Using the records that follow, reproduce exactly the lines starting at the line containing "Reproduce this diagram with TikZ." and ending at the line containing "(title) at (963,27)". Include both end lines and no pictures.

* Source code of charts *

____

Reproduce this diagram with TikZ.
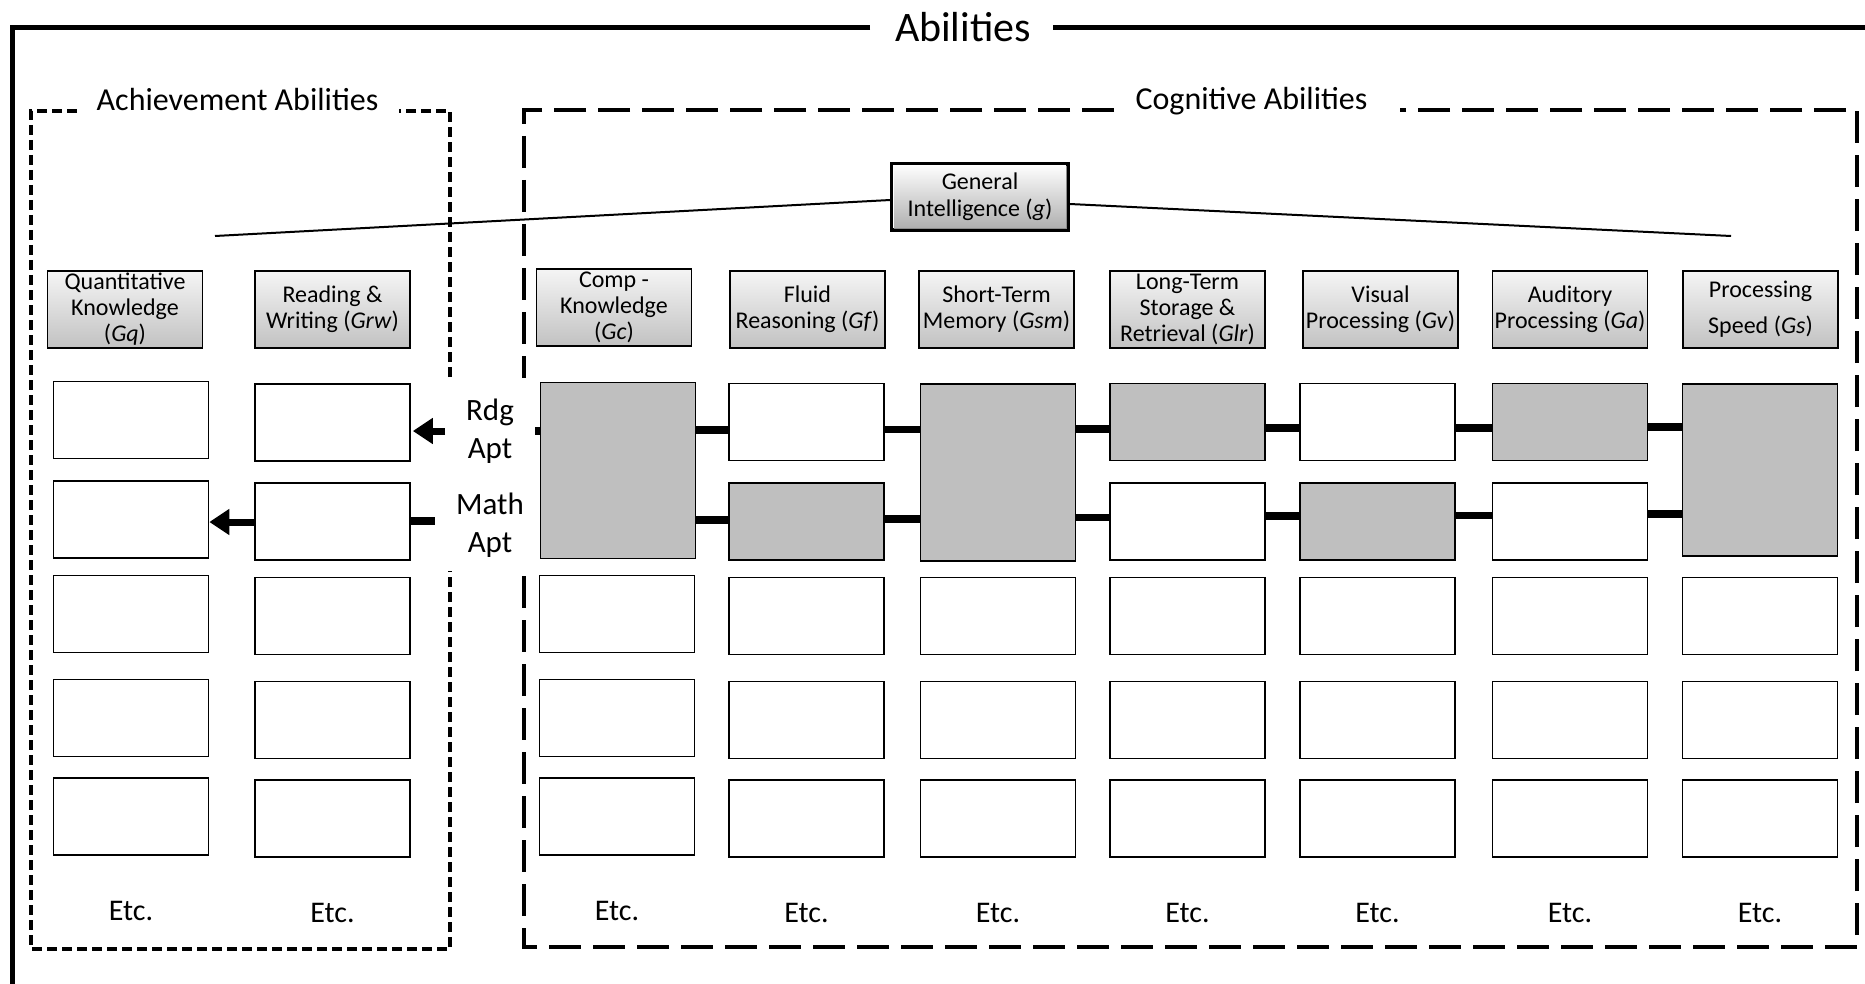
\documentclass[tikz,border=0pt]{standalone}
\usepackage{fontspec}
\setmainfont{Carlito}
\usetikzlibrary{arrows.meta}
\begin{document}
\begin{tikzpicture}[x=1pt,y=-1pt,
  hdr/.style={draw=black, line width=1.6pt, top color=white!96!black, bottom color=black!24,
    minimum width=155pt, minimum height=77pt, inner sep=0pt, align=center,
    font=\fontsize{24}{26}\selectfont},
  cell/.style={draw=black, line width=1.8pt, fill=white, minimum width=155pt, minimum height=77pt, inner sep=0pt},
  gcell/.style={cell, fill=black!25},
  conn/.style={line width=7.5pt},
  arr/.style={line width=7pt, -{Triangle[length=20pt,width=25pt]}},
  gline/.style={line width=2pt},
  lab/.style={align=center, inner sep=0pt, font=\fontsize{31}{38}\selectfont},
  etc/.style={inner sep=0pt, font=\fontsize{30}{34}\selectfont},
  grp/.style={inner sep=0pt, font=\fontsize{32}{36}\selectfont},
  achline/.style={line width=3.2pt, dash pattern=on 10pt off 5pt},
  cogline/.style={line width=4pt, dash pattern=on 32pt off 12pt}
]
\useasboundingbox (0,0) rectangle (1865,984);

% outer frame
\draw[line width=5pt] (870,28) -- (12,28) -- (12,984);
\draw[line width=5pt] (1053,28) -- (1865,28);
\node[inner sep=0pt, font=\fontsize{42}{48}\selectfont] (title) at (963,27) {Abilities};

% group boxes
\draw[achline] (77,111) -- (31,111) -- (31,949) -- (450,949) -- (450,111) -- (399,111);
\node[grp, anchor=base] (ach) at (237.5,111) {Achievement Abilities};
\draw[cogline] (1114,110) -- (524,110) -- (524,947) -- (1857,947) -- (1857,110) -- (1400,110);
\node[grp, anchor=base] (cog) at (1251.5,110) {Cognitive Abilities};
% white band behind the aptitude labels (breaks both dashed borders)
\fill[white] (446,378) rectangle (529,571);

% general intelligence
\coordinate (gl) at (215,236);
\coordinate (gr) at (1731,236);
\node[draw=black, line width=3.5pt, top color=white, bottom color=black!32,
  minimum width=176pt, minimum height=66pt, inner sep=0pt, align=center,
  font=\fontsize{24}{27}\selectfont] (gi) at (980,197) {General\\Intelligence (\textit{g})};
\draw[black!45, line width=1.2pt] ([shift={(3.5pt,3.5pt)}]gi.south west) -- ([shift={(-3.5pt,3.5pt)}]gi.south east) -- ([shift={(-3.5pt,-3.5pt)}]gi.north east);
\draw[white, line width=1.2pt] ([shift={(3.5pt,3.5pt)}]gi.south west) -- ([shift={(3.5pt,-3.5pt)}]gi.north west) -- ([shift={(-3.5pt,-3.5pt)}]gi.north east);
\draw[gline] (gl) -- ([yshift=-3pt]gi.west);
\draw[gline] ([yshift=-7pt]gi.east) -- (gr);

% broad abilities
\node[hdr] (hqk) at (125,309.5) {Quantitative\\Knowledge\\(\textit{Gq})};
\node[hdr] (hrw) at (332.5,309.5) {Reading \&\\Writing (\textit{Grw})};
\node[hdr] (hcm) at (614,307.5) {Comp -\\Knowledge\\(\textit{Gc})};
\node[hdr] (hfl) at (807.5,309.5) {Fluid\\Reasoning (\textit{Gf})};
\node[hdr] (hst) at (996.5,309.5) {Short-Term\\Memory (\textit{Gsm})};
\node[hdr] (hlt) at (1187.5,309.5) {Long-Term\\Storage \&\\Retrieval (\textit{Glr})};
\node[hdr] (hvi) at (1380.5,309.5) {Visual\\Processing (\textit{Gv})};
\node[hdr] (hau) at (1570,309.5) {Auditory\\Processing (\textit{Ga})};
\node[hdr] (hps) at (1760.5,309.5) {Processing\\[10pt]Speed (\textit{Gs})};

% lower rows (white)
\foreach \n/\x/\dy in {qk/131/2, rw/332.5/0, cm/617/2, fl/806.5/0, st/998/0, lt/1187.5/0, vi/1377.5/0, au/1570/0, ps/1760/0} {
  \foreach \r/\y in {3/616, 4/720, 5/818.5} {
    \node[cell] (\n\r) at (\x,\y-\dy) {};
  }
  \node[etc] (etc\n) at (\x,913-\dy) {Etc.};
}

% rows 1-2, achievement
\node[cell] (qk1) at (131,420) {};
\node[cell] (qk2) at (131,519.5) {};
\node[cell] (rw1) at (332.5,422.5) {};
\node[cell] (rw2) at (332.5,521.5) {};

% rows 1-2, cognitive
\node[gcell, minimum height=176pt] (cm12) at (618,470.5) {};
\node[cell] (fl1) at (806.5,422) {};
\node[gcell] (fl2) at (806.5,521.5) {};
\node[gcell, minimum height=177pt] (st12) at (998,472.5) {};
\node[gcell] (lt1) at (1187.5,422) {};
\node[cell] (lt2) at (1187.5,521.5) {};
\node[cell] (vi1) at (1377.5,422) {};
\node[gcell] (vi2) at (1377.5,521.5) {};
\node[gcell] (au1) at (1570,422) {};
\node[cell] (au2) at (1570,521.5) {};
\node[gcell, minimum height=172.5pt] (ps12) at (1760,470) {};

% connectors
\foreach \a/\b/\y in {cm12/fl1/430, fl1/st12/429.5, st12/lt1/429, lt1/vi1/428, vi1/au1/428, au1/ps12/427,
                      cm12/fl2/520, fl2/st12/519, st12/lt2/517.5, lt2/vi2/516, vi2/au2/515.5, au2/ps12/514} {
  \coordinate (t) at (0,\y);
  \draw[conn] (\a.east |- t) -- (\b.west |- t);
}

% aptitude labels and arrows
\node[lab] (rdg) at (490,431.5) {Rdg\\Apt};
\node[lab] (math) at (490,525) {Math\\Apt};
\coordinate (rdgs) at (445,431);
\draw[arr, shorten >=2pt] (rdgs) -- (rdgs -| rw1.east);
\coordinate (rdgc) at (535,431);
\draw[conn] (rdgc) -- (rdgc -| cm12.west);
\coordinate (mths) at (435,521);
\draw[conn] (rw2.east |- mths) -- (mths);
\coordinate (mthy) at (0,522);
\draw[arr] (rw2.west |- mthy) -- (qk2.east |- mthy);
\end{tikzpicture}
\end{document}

____

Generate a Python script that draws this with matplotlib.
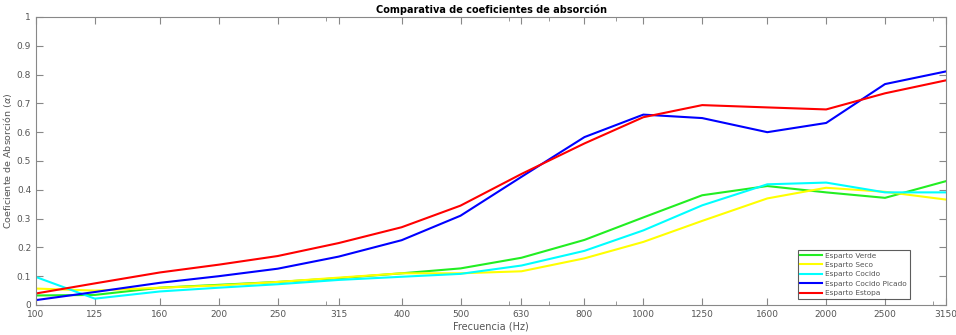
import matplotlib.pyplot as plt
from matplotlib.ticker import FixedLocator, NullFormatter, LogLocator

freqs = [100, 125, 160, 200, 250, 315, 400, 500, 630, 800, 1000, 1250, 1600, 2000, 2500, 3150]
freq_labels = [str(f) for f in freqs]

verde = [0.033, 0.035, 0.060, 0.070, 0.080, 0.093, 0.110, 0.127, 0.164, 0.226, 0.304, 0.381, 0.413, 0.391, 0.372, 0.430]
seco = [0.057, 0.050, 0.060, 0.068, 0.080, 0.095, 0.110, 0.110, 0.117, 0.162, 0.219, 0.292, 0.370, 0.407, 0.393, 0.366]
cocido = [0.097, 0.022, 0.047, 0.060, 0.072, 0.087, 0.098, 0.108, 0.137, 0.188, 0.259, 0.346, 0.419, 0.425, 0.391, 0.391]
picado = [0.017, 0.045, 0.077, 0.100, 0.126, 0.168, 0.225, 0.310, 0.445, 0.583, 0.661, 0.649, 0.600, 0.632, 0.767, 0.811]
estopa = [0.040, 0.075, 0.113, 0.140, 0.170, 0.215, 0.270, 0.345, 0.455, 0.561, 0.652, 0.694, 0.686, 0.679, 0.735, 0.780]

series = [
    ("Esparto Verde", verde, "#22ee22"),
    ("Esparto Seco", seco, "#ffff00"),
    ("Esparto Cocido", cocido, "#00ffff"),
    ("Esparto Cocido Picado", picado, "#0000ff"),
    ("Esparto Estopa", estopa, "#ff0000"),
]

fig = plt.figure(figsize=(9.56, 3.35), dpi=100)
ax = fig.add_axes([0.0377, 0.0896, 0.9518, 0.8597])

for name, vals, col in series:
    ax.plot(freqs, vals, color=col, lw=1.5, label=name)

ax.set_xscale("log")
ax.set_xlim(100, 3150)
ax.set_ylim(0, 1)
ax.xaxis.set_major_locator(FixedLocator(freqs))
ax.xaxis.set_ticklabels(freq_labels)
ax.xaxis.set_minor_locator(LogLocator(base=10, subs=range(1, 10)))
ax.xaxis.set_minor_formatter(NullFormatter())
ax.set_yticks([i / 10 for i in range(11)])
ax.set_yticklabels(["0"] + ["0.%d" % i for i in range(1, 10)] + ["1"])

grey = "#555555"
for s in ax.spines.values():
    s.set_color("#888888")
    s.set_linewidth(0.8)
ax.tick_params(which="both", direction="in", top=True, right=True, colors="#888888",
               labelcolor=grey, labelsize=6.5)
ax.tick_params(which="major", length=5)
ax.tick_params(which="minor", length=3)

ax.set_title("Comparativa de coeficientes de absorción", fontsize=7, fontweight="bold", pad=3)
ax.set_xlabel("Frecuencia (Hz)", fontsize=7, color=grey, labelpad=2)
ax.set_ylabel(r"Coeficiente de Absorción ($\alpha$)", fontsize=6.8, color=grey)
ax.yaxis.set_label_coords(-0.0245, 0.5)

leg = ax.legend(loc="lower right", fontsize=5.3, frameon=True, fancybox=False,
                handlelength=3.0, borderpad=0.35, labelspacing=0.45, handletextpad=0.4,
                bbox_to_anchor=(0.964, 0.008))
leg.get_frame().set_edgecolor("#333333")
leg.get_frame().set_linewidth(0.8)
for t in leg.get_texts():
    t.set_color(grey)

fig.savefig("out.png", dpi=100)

____

* SOLUTION TO THE PROBLEM *
Reproduce this diagram with TikZ.
\documentclass[tikz,border=0pt]{standalone}
\usepackage{fontspec}
\setmainfont{Carlito}
\usetikzlibrary{arrows.meta}
\begin{document}
\begin{tikzpicture}[x=1pt,y=-1pt,
  hdr/.style={draw=black, line width=1.6pt, top color=white!96!black, bottom color=black!24,
    minimum width=155pt, minimum height=77pt, inner sep=0pt, align=center,
    font=\fontsize{24}{26}\selectfont},
  cell/.style={draw=black, line width=1.8pt, fill=white, minimum width=155pt, minimum height=77pt, inner sep=0pt},
  gcell/.style={cell, fill=black!25},
  conn/.style={line width=7.5pt},
  arr/.style={line width=7pt, -{Triangle[length=20pt,width=25pt]}},
  gline/.style={line width=2pt},
  lab/.style={align=center, inner sep=0pt, font=\fontsize{31}{38}\selectfont},
  etc/.style={inner sep=0pt, font=\fontsize{30}{34}\selectfont},
  grp/.style={inner sep=0pt, font=\fontsize{32}{36}\selectfont},
  achline/.style={line width=3.2pt, dash pattern=on 10pt off 5pt},
  cogline/.style={line width=4pt, dash pattern=on 32pt off 12pt}
]
\useasboundingbox (0,0) rectangle (1865,984);

% outer frame
\draw[line width=5pt] (870,28) -- (12,28) -- (12,984);
\draw[line width=5pt] (1053,28) -- (1865,28);
\node[inner sep=0pt, font=\fontsize{42}{48}\selectfont] (title) at (963,27) {Abilities};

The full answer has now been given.